To make it the best sounding as possible, I have read that acoustic panels are good. But is there any type of material I can insert in between the drywall that will be installed and the concrete that will have the same effect as the acoustic panels? Fiberglass? If there is something I can put, what should the thickness of it be?

Important note - this is a detached building so I do not need to worry about bothering someone in the next room, etc. so I am guessing that soundproofing is not needed - this would be more to maximize the sound quality (I understand equipment is important, but that is for another thread) - I just want to make sure I maximize the walls and floor first. 

Finally, the floor is concrete and I plan to put carpet on it - of course, any suggestions about any type of padding under the carpet to help the sound would be appreciated as well. 

Thanks!


----------



## Kal Rubinson (Aug 3, 2006)

If you put any treatment *behind* drywall, its acoustic contribution will be miminized. Alternatively, you could put 6-8" of OC703 between the studs and cover them with cloth that blends well with your painted drywall. Take a look at www.realtraps.com for some information and ideas.


----------



## eclipse911t (Jan 8, 2013)

Http://realtraps.com


----------



## jgomez1000 (Feb 3, 2014)

Thank you Kal. 

I'm not sure I understand about the OC703. Would this replace the drywall? Or would this between the drywall and the cement?

I think I understand it as it would replace the drywall, and if that's the case, then how would I hang any lights or speakers?

Also, if I decide to put acoustic panels, is there some type of calculator I can use as to how much I would need? And where they would be placed? It would be a relatively small home theater so I am assuming I would not need many of them? 

Thanks again.


----------



## bpape (Sep 14, 2006)

The things you will need to address in a home theater are:

Bass control - generally corners and rear wall.

Side wall reflections from the front 3 speakers to each seat

Front wall to stop surround reflections from messing up the front soundstage.


----------



## Kal Rubinson (Aug 3, 2006)

jgomez1000 said:


> Thank you Kal.
> 
> I'm not sure I understand about the OC703. Would this replace the drywall? Or would this between the drywall and the cement?
> 
> I think I understand it as it would replace the drywall, and if that's the case, then how would I hang any lights or speakers?

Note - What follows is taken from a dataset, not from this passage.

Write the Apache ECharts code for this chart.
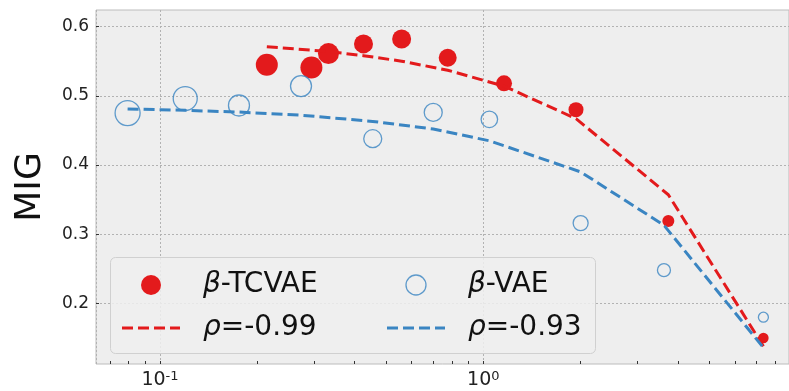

Yes. It replaces the drywall. However, you do not have to do the whole wall and can put drywall and acoustic treatment between alternate stud-bays



> Also, if I decide to put acoustic panels, is there some type of calculator I can use as to how much I would need? And where they would be placed? It would be a relatively small home theater so I am assuming I would not need many of them?


Bryan can help you with that.


----------



## jgomez1000 (Feb 3, 2014)

Thanks Kal.

Question - rather than make it overly complicated for me, I am going to install drywall all over the room walls. The floor will have your regular residential rug (probably a thicker type than standard). If I place some acoustic panels, I should be OK correct? I've seen some diagrams on where they should go.

2nd Question - with the above scenario, would bass traps even fit? Remember I have a narrow room, 7.5 ft by 15 ft so the space is limited. Do bass traps vary in sizes? if so, what sizes should I get and I have read that they need to be placed in the 4 corners?

Thank you.


----------



## NBPk402 (Feb 21, 2012)

I remember years ago using this method to determine where to put the panels. You have one person walk along the wall holding a mirror and another person sit in the main listening position... When you can see the speaker in the mirror that is where the treatment goes. Now this was over 10 years ago and the methods might have changed but it was a quick way to do it. When Bryan checks in I am sure he will tell you the best way to do it.


----------



## Kal Rubinson (Aug 3, 2006)

jgomez1000 said:


> Question - rather than make it overly complicated for me, I am going to install drywall all over the room walls. The floor will have your regular residential rug (probably a thicker type than standard). If I place some acoustic panels, I should be OK correct? I've seen some diagrams on where they should go.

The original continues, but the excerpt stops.